| DATA LINES |
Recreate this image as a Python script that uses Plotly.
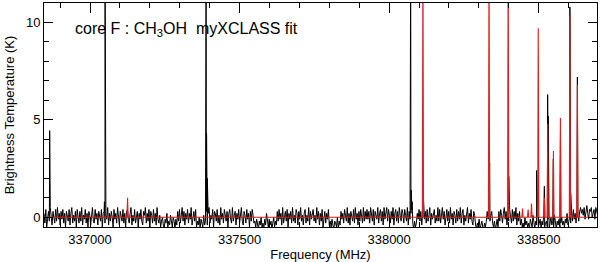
import plotly.graph_objects as go

# ---------------- data ----------------
# observed spectrum baseline: channel start / step (MHz) and brightness (units of 0.1 K)
NOISE_START_MHZ = 336846
NOISE_STEP_MHZ = 3
NOISE_UNIT_K = 0.1
NOISE = [
    2, -3, 4, -5, -1, 3, -2, 5, 1, -4, 3, 0, -3, 4, -2, 5, -1, 2, -4, 3,
    -1, 4, -3, 2, -5, 3, 1, -2, 4, -4, 2, 5, -3, 1, -2, 3, -5, 4, 0, -3,
    3, -2, 5, -4, 1, -1, 4, -3, 2, -5, 3, 1, -4, 2, 5, -2, -3, 4, -1, 2,
    -4, 3, 1, -2, 4, -5, 2, 3, -3, 1, -1, 5, -4, 2, -2, 3, 0, -5, 4, -1,
    2, -3, 5, -1, -4, 3, 1, -2, 4, -3, 2, -5, 3, 4, -1, -3, 2, 5, -4, 1,
    -2, 4, -3, 1, 3, -5, 2, -1, 4, -2, -4, 3, 1, 5, -3, 2, -2, 4, -5, 3,
    1, -3, 4, -2, 2, -4, 5, -1, -3, 1, -5, -2, 0, -4, -6, -1, -3, 2, -5, -2,
    -4, 1, -3, -5, 0, -2, -6, -1, -4, 3, -2, 4, -3, 1, 5, -2, 3, -4, 2, -1,
    4, -3, 2, -1, 5, -4, 1, 3, -2, 4, -5, -2, -4, 0, -6, -1, -3, -5, 1, -4,
    -2, 3, -4, 2, 5, -3, 1, -1, 4, -5, 3, 2, -2, 4, -3, 1, -4, 5, -1, 2,
    -3, 4, 1, -2, 3, -5, 2, 4, -1, -3, 5, -2, 1, 3, -4, 2, -1, 4, -3, 1,
    5, -2, -4, 3, 1, -3, 4, -1, 2, -5, 3, -2, 4, 1, -3, -2, -5, -1, -4, -6,
    -2, -4, 0, -5, -3, -6, -1, -4, 2, -3, -5, -1, -4, -2, -6, -3, 0, -5, -2, -4,
    3, -2, 4, -1, 2, -4, 5, -3, 1, 3, -2, 4, -5, 2, -1, 3, -3, 5, -2, 1,
    -3, 4, 2, -4, 3, -1, 5, -2, 1, -4, 2, 4, -3, 1, -2, 5, -4, 3, -1, 2,
    4, -2, 1, -3, 5, -1, 3, -4, 2, -2, 4, -5, 1, 3, -3, 2, -1, 4, -4, -2,
    -5, -1, -4, -6, -2, -3, -5, 0, -6, -2, -4, 3, -1, 2, -3, 4, 1, -2, 5, -3,
    2, -4, 3, 1, -2, 4, -3, 5, -1, 2, -4, 3, -2, 4, 1, -3, 5, -2, 3, -1,
    4, -1, 3, -3, 5, 2, -2, 4, -4, 3, 1, -1, 5, -3, 2, 4, -2, 3, -4, 5,
    -1, 3, 5, -2, 4, 1, -3, 3, -1, 5, -4, 2, 4, -2, 3, -3, 5, 1, -2, 4,
    2, -3, 4, 1, -2, 5, -4, 3, -1, 2, 4, -3, -6, -2, -5, -3, 2, -1, 4, -2,
    3, -4, 2, 5, -1, 3, -3, 4, -2, 1, 5, -4, 2, -1, 3, 4, -3, 1, -2, 5,
    -2, 4, -3, 2, 5, -1, 3, -4, 1, 4, -2, 3, -3, 5, -1, 2, -4, 3, 1, -3,
    4, -2, 3, -1, 5, -3, 2, 4, -4, 1, -2, 3, 5, -3, 2, -1, 4, -2, -4, 3,
    1, -4, -6, -3, -5, -1, -6, -4, -2, -5, -6, -3, -5, -2, 3, -1, 4, -2, 1, 3,
    -3, -5, -2, -6, -4, -1, -5, 3, -2, 4, 1, -3, 2, 5, -1, 3, -4, 2, -2, 4,
    1, -3, 4, -2, 3, -1, 5, -4, 2, -2, 3, -4, -1, -5, -3, -6, 0, -4, -2, -5,
    -3, -6, -1, -4, -5, 1, -3, -6, -2, -4, 0, -5, -3, -1, -6, -2, -4, 1, -5, -3,
    -2, -5, -1, -6, -3, 0, -4, -2, -5, 1, -3, -6, -2, -4, -1, -5, -3, 0, -4, -2,
    -5, -1, -3, 2, -4, -2, 1, -3, 3, -2, 4, -1, 2, -3, 4, 1, -2, 3, 5, 2,
    4, 1, 5, -1, 3, 6, 2, -1, 4, 3, 5, 0, 2, 4, -1, 5, 3, 1, 4, 2,
]

# observed line peaks (MHz, K); values above 11 K run off the top of the frame
BLACK_LINE_FREQ = [336865, 337048, 337050, 337052, 337386, 337388, 337389.5, 337392,
                   338070, 338072, 338074, 338077, 338114, 338336, 338400, 338493,
                   338519, 338530, 338532, 338549, 338573, 338604.4, 338607, 338629.4]
BLACK_LINE_TK = [4.45, 0.8, 14, 1.5, 1.2, 14, 4.3, 2.0,
                 0.9, 14, 1.4, 0.8, 1.3, 2.8, 2.1, 2.4,
                 1.6, 6.3, 5.2, 3.0, 4.5, 10.8, 1.2, 7.2]

# myXCLASS CH3OH model line peaks (MHz, K)
RED_LINE_FREQ = [337125.4, 338113, 338334, 338398, 338446, 338464.7, 338476, 338498.6,
                 338519.7, 338530.3, 338549.4, 338572.7, 338604.4, 338629.4]
RED_LINE_TK = [1.0, 14, 14, 14, 0.45, 0.4, 0.7, 9.7,
               1.0, 4.8, 3.4, 5.1, 10.4, 6.8]

X_RANGE = [336846, 338695]
Y_RANGE = [-0.5, 11]
X_TICKS = [337000, 337500, 338000, 338500]
Y_TICKS = [0, 5, 10]

# ---------------- build traces ----------------
noise_f = [NOISE_START_MHZ + NOISE_STEP_MHZ * i for i in range(len(NOISE))]
noise_t = [v * NOISE_UNIT_K for v in NOISE]
pts = sorted(list(zip(noise_f, noise_t)) + list(zip(BLACK_LINE_FREQ, BLACK_LINE_TK)))
obs_x = [p[0] for p in pts]
obs_y = [p[1] for p in pts]

mod_x = [X_RANGE[0]]
mod_y = [0.0]
for f, t in zip(RED_LINE_FREQ, RED_LINE_TK):
    mod_x += [f - 2, f, f + 2]
    mod_y += [0.0, t, 0.0]
mod_x.append(X_RANGE[1])
mod_y.append(0.0)

FONT = "Liberation Sans, Arial, sans-serif"

fig = go.Figure()
fig.add_trace(go.Scatter(x=obs_x, y=obs_y, mode="lines",
                         line=dict(color="black", width=1), showlegend=False))
fig.add_trace(go.Scatter(x=mod_x, y=mod_y, mode="lines",
                         line=dict(color="#dc1e1e", width=1.1), showlegend=False))

fig.add_annotation(xref="paper", yref="paper", x=0.052, y=0.88,
                   xanchor="left", yanchor="middle", showarrow=False,
                   text="core F : CH<sub>3</sub>OH  myXCLASS fit",
                   font=dict(family=FONT, size=16, color="black"))

fig.update_layout(
    width=600, height=262,
    margin=dict(l=44, r=3, t=3, b=35),
    paper_bgcolor="white", plot_bgcolor="white",
    font=dict(family=FONT, size=13, color="black"),
    xaxis=dict(range=X_RANGE, tickvals=X_TICKS, ticktext=[str(v) for v in X_TICKS],
               ticks="inside", ticklen=10, tickcolor="black", tickwidth=1,
               showline=True, linecolor="black", linewidth=1, mirror="allticks",
               showgrid=False, zeroline=False,
               minor=dict(dtick=100, tick0=337000, ticks="inside", ticklen=5,
                          tickcolor="black", showgrid=False),
               title=dict(text="Frequency (MHz)", standoff=2,
                          font=dict(family=FONT, size=13)),
               automargin=False),
    yaxis=dict(range=Y_RANGE, tickvals=Y_TICKS, ticktext=[str(v) for v in Y_TICKS],
               ticks="inside", ticklen=9, tickcolor="black", tickwidth=1,
               showline=True, linecolor="black", linewidth=1, mirror="allticks",
               showgrid=False, zeroline=False,
               minor=dict(dtick=1, tick0=0, ticks="inside", ticklen=5,
                          tickcolor="black", showgrid=False),
               title=dict(text="Brightness Temperature (K)", standoff=8,
                          font=dict(family=FONT, size=13)),
               automargin=False),
)

fig.write_html("out.html", config={"displayModeBar": False},
               post_script="document.body.style.margin='0';document.body.style.overflow='hidden';")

| TASK GOAL |
Leave out the pictures and repeat the lines from the start of the material through the line with "import plotly.graph_objects as go", inclusive.

| RIGHT ANSWER |
Recreate this image as a Python script that uses Plotly.
import plotly.graph_objects as go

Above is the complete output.